The Effects of the Institutional Environment on the Internationalization of Chinese Firms - Part 14

These institutional components have posed special challenges to the firms in transitional economies (Yiu, et al., 2007). This is particularly the case for Chinese MNCs. China's economy has undergone significant changes, since it embarked on its transition from a centrally planned economy to a market-oriented economy in late 1970s. China's formal access to the World Trade Organization (WTO) at the end of 2001 further pushed the liberalization and openness of the economy, and all the transitional protective provisions have now expired. Chinese firms are now facing a much more competitive environment. The intensive competition has driven Chinese firms to go overseas.

Competition pressure from giant Western MNCs has also forced Chinese firms to seek cooperation and linkages and to leverage their combined resources. The various associations at the industry level provide such a platform. The functions of industry associations in China vary widely by industry.
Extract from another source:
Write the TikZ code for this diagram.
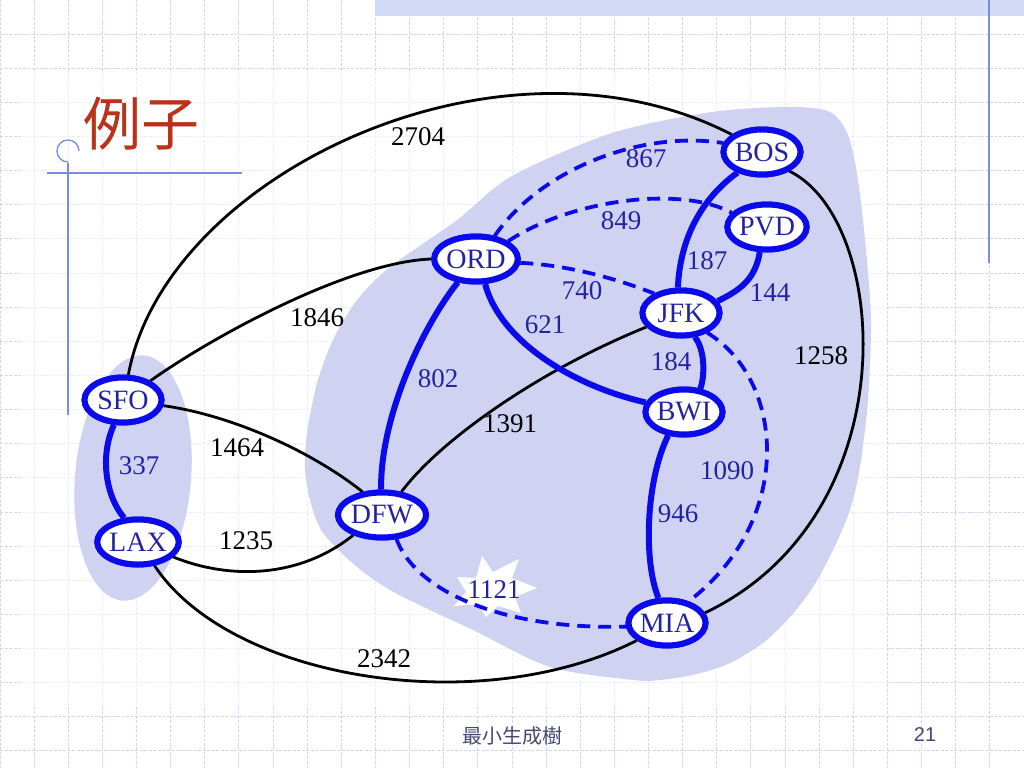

Some of them just act as liaisons among firms, while some take a more proactive role, such as to pool resources and capabilities of firms in the industry for overseas investment projects. For example, the Guangdong High-tech Industry Chamber actively built five resource databases, including a government database, an entrepreneur database, a technological experts database, a finance relations database, and a media database. This organization provides information on services to its 6,000 member firms, such as information technology, financing, business, and overseas investment. The Chamber successfully organized around 20 member firms to invest in high-tech development zones in Vietnam via its connections with local chambers of commerce and other organizations for economic cooperation (Guangdong High-tech Industry Chamber, January 2008).

With strong support and assistance from the local Chinese government, numerous economic development zones and high-tech parks have been established in various coastal cities and provinces. Firms in the high-tech parks are clustered in telecommunications, electronics, software engineering, and other high-tech industries. High-tech parks serve as effective incubators for firms actively seeking new technologies and strategic partners from global sources. Many successful firms in these high-tech parks have expanded their businesses abroad and invested aggressively overseas. The support and assistance offered by this unique institutional structure facilitate the building of linkages and leveraging of resources by Chinese firms.